Given data ::
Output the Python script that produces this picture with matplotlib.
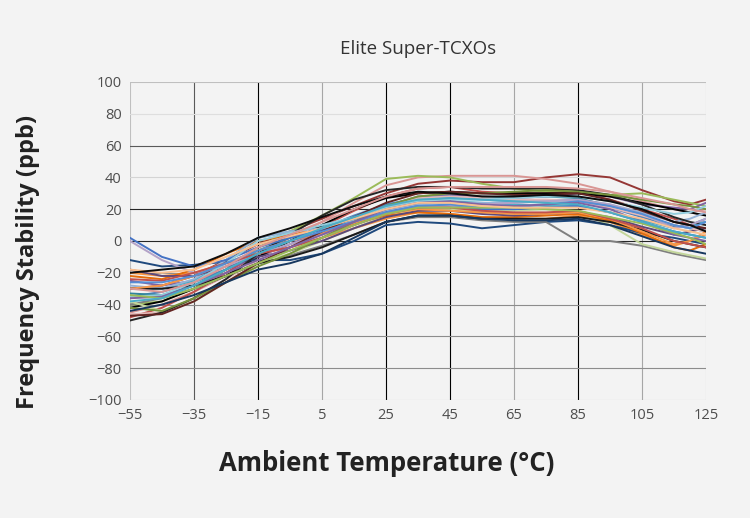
import matplotlib
matplotlib.use("Agg")
import matplotlib.pyplot as plt

# temperature points (deg C) shared by every unit
temps = [-55, -45, -35, -25, -15, -5, 5, 15, 25, 35, 45, 55, 65, 75, 85, 95, 105, 115, 120, 125]

# frequency deviation (ppb) of each unit
unit_colors = [
    "#953735", "#D99694", "#9BBB59", "#C0504D", "#8064A2", "#4F81BD", "#4BACC6",
    "#F79646", "#000000", "#1F497D", "#7F7F7F", "#C3D69B", "#E46C0A", "#95B3D7",
    "#31859C", "#5F497A", "#E6B9B8", "#1a1a1a", "#262626", "#4472C4", "#B3A2C7",
    "#F79646", "#77933C", "#93CDDD", "#632523", "#C0504D", "#17375E", "#558ED5",
    "#8064A2", "#9BBB59", "#FAC090", "#0d0d0d", "#4BACC6", "#D99694",
]
units = [
    [-30, -28, -22, -12, -2, 6, 14, 22, 30, 36, 38, 37, 37, 40, 42, 40, 32, 25, 23, 26],
    [-45, -40, -32, -22, -8, 2, 12, 24, 35, 40, 41, 41, 41, 39, 36, 31, 25, 20, 18, 20],
    [-40, -38, -30, -18, -4, 6, 16, 27, 39, 41, 40, 36, 33, 31, 30, 29, 30, 26, 24, 22],
    [-48, -42, -32, -20, -8, 0, 9, 19, 28, 33, 34, 31, 30, 30, 31, 26, 20, 14, 10, 12],
    [-25, -28, -25, -18, -10, -2, 6, 14, 22, 28, 29, 28, 27, 28, 30, 28, 23, 21, 20, 24],
    [-35, -32, -26, -18, -8, 0, 8, 16, 23, 27, 28, 26, 25, 25, 26, 21, 15, 9, 10, 14],
    [-30, -30, -25, -12, 2, 6, 9, 14, 20, 24, 25, 24, 23, 22, 22, 18, 13, 8, 10, 12],
    [-20, -22, -20, -14, -8, -4, 2, 8, 14, 18, 17, 15, 14, 14, 16, 12, 4, -3, 0, 4],
    [-42, -38, -30, -22, -10, 0, 10, 20, 27, 30, 31, 30, 30, 30, 30, 28, 24, 20, 18, 16],
    [-12, -16, -15, -13, -12, -12, -8, 0, 10, 12, 11, 8, 10, 12, 13, 10, 5, 2, 0, -2],
    [-40, -36, -30, -22, -14, -9, -3, 4, 12, 15, 15, 13, 12, 12, 0, 0, -3, -8, -10, -12],
    [-38, -44, -38, -26, -14, -8, 0, 8, 16, 20, 20, 19, 19, 20, 18, 10, -2, -7, -9, -11],
    [-22, -24, -18, -8, 0, 4, 7, 11, 16, 18, 17, 15, 15, 16, 17, 13, 5, -4, -6, -2],
    [-28, -30, -24, -12, 2, 6, 8, 13, 19, 23, 24, 24, 24, 25, 26, 23, 18, 12, 14, 18],
    [-33, -34, -28, -18, -6, 2, 8, 14, 20, 25, 27, 27, 28, 28, 27, 22, 16, 10, 8, 6],
    [-18, -22, -22, -16, -10, -6, 0, 8, 15, 19, 19, 17, 16, 17, 18, 15, 9, 4, 6, 8],
    [-46, -45, -36, -24, -12, -4, 4, 12, 21, 27, 28, 27, 26, 26, 25, 21, 16, 10, 8, 6],
    [-30, -30, -28, -22, -14, -10, -4, 4, 12, 16, 16, 14, 14, 14, 15, 12, 7, 0, -2, -4],
    [-50, -45, -36, -24, -8, 4, 16, 26, 32, 34, 34, 33, 33, 33, 32, 29, 23, 15, 12, 10],
    [2, -10, -16, -12, -4, 2, 7, 12, 18, 22, 22, 20, 20, 21, 22, 18, 12, 6, 4, 2],
    [0, -12, -20, -16, -8, -2, 4, 10, 17, 21, 22, 23, 24, 25, 26, 23, 17, 8, 10, 14],
    [-30, -28, -22, -14, -6, 0, 5, 11, 17, 20, 19, 18, 17, 17, 18, 14, 6, -2, 0, 6],
    [-42, -44, -36, -26, -16, -8, 2, 12, 22, 28, 30, 30, 31, 32, 31, 29, 26, 23, 22, 20],
    [-35, -34, -26, -14, 0, 5, 10, 15, 21, 25, 26, 26, 27, 28, 28, 25, 21, 17, 18, 22],
    [-47, -46, -38, -26, -14, -4, 6, 15, 24, 30, 31, 30, 29, 29, 30, 26, 19, 12, 10, 8],
    [-24, -25, -20, -14, -8, -4, 2, 10, 17, 21, 21, 19, 18, 18, 19, 14, 8, 0, -2, -4],
    [-44, -40, -34, -26, -18, -14, -8, 2, 12, 16, 16, 14, 13, 13, 14, 10, 3, -4, -6, -8],
    [-26, -26, -22, -14, -6, 0, 6, 12, 18, 22, 23, 21, 21, 23, 25, 22, 17, 10, 8, 12],
    [-36, -35, -28, -20, -12, -4, 4, 12, 20, 24, 25, 23, 22, 23, 24, 20, 12, 4, 2, 0],
    [-34, -36, -30, -22, -14, -6, 2, 10, 17, 21, 21, 21, 21, 20, 19, 15, 11, 5, 2, -2],
    [-18, -20, -18, -10, -2, 3, 8, 14, 20, 24, 24, 22, 21, 21, 21, 18, 14, 8, 6, 4],
    [-20, -18, -16, -8, 2, 8, 15, 22, 28, 31, 30, 28, 28, 29, 28, 25, 20, 12, 10, 6],
    [-38, -36, -28, -18, -8, 0, 8, 15, 22, 26, 27, 26, 25, 24, 23, 18, 12, 6, 4, 2],
    [-30, -32, -26, -16, -4, 4, 12, 20, 28, 33, 34, 34, 34, 34, 33, 31, 27, 23, 20, 18],
]

x_ticks = [-55, -35, -15, 5, 25, 45, 65, 85, 105, 125]
x_grid_colors = ["#bfbfbf", "#595959", "#000000", "#a6a6a6", "#000000",
                 "#000000", "#a6a6a6", "#000000", "#a6a6a6", "#bfbfbf"]
y_ticks = [-100, -80, -60, -40, -20, 0, 20, 40, 60, 80, 100]
y_grid_colors = ["#bfbfbf", "#8c8c8c", "#8c8c8c", "#8c8c8c", "#8c8c8c", "#262626",
                 "#262626", "#d4d4d4", "#595959", "#dedede", "#bfbfbf"]

bg = "#f3f3f3"

fig = plt.figure(figsize=(7.5, 5.18), dpi=100, facecolor=bg)
ax = fig.add_axes([0.1733, 0.2278, 0.768, 0.6139], facecolor=bg)

# grid lines drawn by hand because each one has its own shade
for xv, c in zip(x_ticks, x_grid_colors):
    ax.axvline(xv, color=c, lw=0.8, zorder=1)
for yv, c in zip(y_ticks, y_grid_colors):
    ax.axhline(yv, color=c, lw=0.8, zorder=1)

for vals, c in zip(units, unit_colors):
    ax.plot(temps, vals, color=c, lw=1.4, zorder=2, solid_joinstyle="round")

ax.set_xlim(-55, 125)
ax.set_ylim(-100, 100)
ax.set_xticks(x_ticks)
ax.set_yticks(y_ticks)
for s in ax.spines.values():
    s.set_visible(False)
ax.tick_params(length=0, labelsize=10.5, labelcolor="#4d4d4d", pad=6)
for lab in ax.get_xticklabels() + ax.get_yticklabels():
    lab.set_fontfamily("Open Sans")

ax.set_title("Elite Super-TCXOs", fontsize=13.5, color="#333333",
             fontfamily="Open Sans", pad=20)

# axis titles sit off-centre in the original, so place them on the figure
fig.text(0.516, 0.106, "Ambient Temperature (°C)", fontsize=18.5, fontweight="bold",
         color="#222222", fontfamily="Open Sans", ha="center", va="center")
fig.text(0.037, 0.494, "Frequency Stability (ppb)", fontsize=17, fontweight="bold",
         color="#222222", fontfamily="Open Sans", ha="center", va="center",
         rotation=90)

fig.savefig("out.png", dpi=100, facecolor=bg)
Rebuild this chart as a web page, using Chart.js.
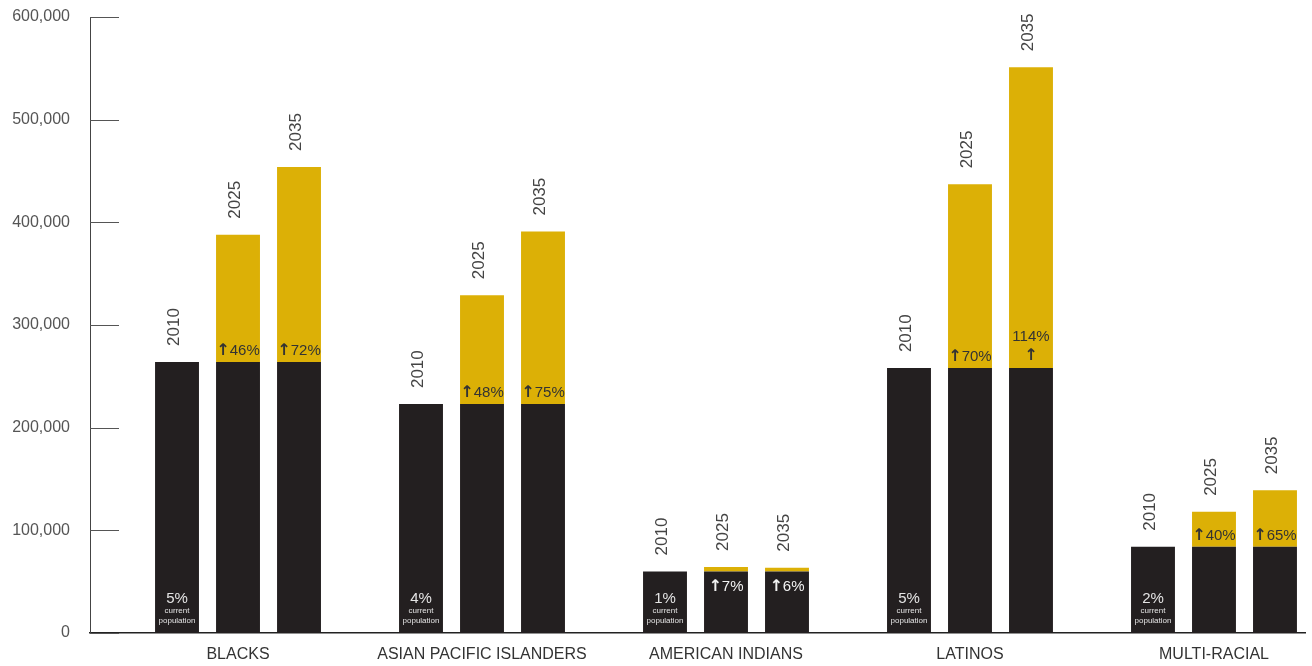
<!DOCTYPE html>
<html>
<head>
<meta charset="utf-8">
<script src="https://cdn.jsdelivr.net/npm/chart.js@4"></script>
<style>
  html, body { margin: 0; padding: 0; background: #fff; }
  #wrap { width: 1312px; height: 666px; position: relative; }
</style>
</head>
<body>
<div id="wrap"><canvas id="grafico"></canvas></div>
<script>
// dados
const grupos = ['BLACKS', 'ASIAN PACIFIC ISLANDERS', 'AMERICAN INDIANS', 'LATINOS', 'MULTI-RACIAL']
const anos = ['2010', '2025', '2035']
const pop2010 = [264000, 223000, 60000, 258000, 84000]
const total2025 = [388000, 329000, 64300, 437000, 118000]
const total2035 = [454000, 391000, 63600, 551000, 139000]
const parcela = ['5%', '4%', '1%', '5%', '2%']
const cresc2025 = ['46%', '48%', '7%', '70%', '40%']
const cresc2035 = ['72%', '75%', '6%', '114%', '65%']
const yTicks = [0, 100000, 200000, 300000, 400000, 500000, 600000]

const PRETO = '#231f20'
const OURO = '#dcb006'

const pontos = arr => arr.map((v, i) => ({ x: i, y: v }))
const ganho = tot => tot.map((v, i) => ({ x: i, y: v - pop2010[i] }))

const marcasY = {
    id: 'marcasY',
    afterDraw(chart) {
        const ctx = chart.ctx
        const y = chart.scales.y
        const left = chart.chartArea.left
        ctx.save()
        ctx.strokeStyle = '#555'
        ctx.lineWidth = 1
        yTicks.forEach(t => {
            const py = Math.round(y.getPixelForValue(t)) + 0.5
            ctx.beginPath()
            ctx.moveTo(left, py)
            ctx.lineTo(left + 29, py)
            ctx.stroke()
        })
        ctx.restore()
    }
}

function setaTexto(ctx, x, base, txt, cor) {
    ctx.fillStyle = cor
    ctx.font = 'bold 16px "DejaVu Sans"'
    const wa = ctx.measureText('↑').width
    ctx.font = '15px "Liberation Sans"'
    const wt = ctx.measureText(txt).width
    const x0 = x - (wa + wt) / 2
    ctx.textAlign = 'left'
    ctx.font = 'bold 16px "DejaVu Sans"'
    ctx.fillText('↑', x0, base)
    ctx.font = '15px "Liberation Sans"'
    ctx.fillText(txt, x0 + wa, base)
}

const rotulos = {
    id: 'rotulos',
    afterDatasetsDraw(chart) {
        const ctx = chart.ctx
        ctx.save()
        grupos.forEach((g, i) => {
            const b10 = chart.getDatasetMeta(0).data[i]
            const g25 = chart.getDatasetMeta(3).data[i]
            const g35 = chart.getDatasetMeta(4).data[i]

            // anos rotacionados
            const topos = [b10, g25, g35]
            topos.forEach((el, k) => {
                ctx.save()
                ctx.translate(el.x - 3, el.y - 16)
                ctx.rotate(-Math.PI / 2)
                ctx.font = '17px "Liberation Sans"'
                ctx.fillStyle = '#444'
                ctx.textAlign = 'left'
                ctx.textBaseline = 'middle'
                ctx.fillText(anos[k], 0, 0)
                ctx.restore()
            })

            // parcela atual
            ctx.textAlign = 'center'
            ctx.textBaseline = 'alphabetic'
            ctx.fillStyle = '#e4e4e4'
            ctx.font = '15px "Liberation Sans"'
            ctx.fillText(parcela[i], b10.x, b10.base - 30)
            ctx.font = '8px "Liberation Sans"'
            ctx.fillText('current', b10.x, b10.base - 20)
            ctx.fillText('population', b10.x, b10.base - 10)

            // crescimento
            const cres = [[g25, cresc2025[i]], [g35, cresc2035[i]]]
            cres.forEach(([el, txt]) => {
                const h = el.base - el.y
                ctx.textBaseline = 'alphabetic'
                if (h < 24) {
                    setaTexto(ctx, el.x, el.base + 20, txt, '#f2f2f2')
                } else if (txt.length > 3) {
                    ctx.fillStyle = '#333'
                    ctx.textAlign = 'center'
                    ctx.font = '15px "Liberation Sans"'
                    ctx.fillText(txt, el.x, el.base - 27)
                    ctx.font = 'bold 16px "DejaVu Sans"'
                    ctx.fillText('↑', el.x, el.base - 8)
                } else {
                    setaTexto(ctx, el.x, el.base - 7, txt, '#333')
                }
            })
        })
        ctx.restore()
    }
}

const grafico = document.getElementById('grafico')

new Chart(grafico, {
    type: 'bar',
    data: {
        datasets: [
            { label: '2010', data: pontos(pop2010), stack: 'a', backgroundColor: PRETO },
            { label: '2025 base', data: pontos(pop2010), stack: 'b', backgroundColor: PRETO },
            { label: '2035 base', data: pontos(pop2010), stack: 'c', backgroundColor: PRETO },
            { label: '2025', data: ganho(total2025), stack: 'b', backgroundColor: OURO },
            { label: '2035', data: ganho(total2035), stack: 'c', backgroundColor: OURO }
        ]
    },
    options: {
        responsive: true,
        maintainAspectRatio: false,
        animation: false,
        categoryPercentage: 0.75,
        barPercentage: 0.72,
        layout: { padding: { top: 17, right: 7, left: 0, bottom: 0 } },
        plugins: {
            legend: { display: false },
            tooltip: { enabled: false }
        },
        scales: {
            x: {
                type: 'linear',
                min: -0.6066,
                max: 4.373,
                offset: false,
                afterBuildTicks: s => { s.ticks = grupos.map((g, i) => ({ value: i })) },
                afterFit: s => { s.height = 33; s.paddingLeft = 0; s.paddingRight = 0 },
                grid: { display: false, drawTicks: false },
                border: { display: true, color: '#222', width: 1.5 },
                ticks: {
                    autoSkip: false,
                    maxRotation: 0,
                    padding: 12,
                    color: '#333',
                    font: { family: 'Liberation Sans', size: 16 },
                    callback: v => grupos[v]
                }
            },
            y: {
                stacked: true,
                min: 0,
                max: 600000,
                afterFit: s => { s.width = 90; s.paddingTop = 0; s.paddingBottom = 0 },
                afterBuildTicks: s => { s.ticks = yTicks.map(v => ({ value: v })) },
                grid: { display: false, drawTicks: false },
                border: { display: true, color: '#444', width: 1 },
                ticks: {
                    padding: 20,
                    color: '#555',
                    font: { family: 'Liberation Sans', size: 16 },
                    callback: v => v.toLocaleString('en-US')
                }
            }
        }
    },
    plugins: [marcasY, rotulos]
})
</script>
</body>
</html>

Your task :: Take the lines from the start of the material to the line with "115, 120, 125]", both included, and transcribe them exactly without the pictures.

Solved exercise ::
Output the Python script that produces this picture with matplotlib.
import matplotlib
matplotlib.use("Agg")
import matplotlib.pyplot as plt

# temperature points (deg C) shared by every unit
temps = [-55, -45, -35, -25, -15, -5, 5, 15, 25, 35, 45, 55, 65, 75, 85, 95, 105, 115, 120, 125]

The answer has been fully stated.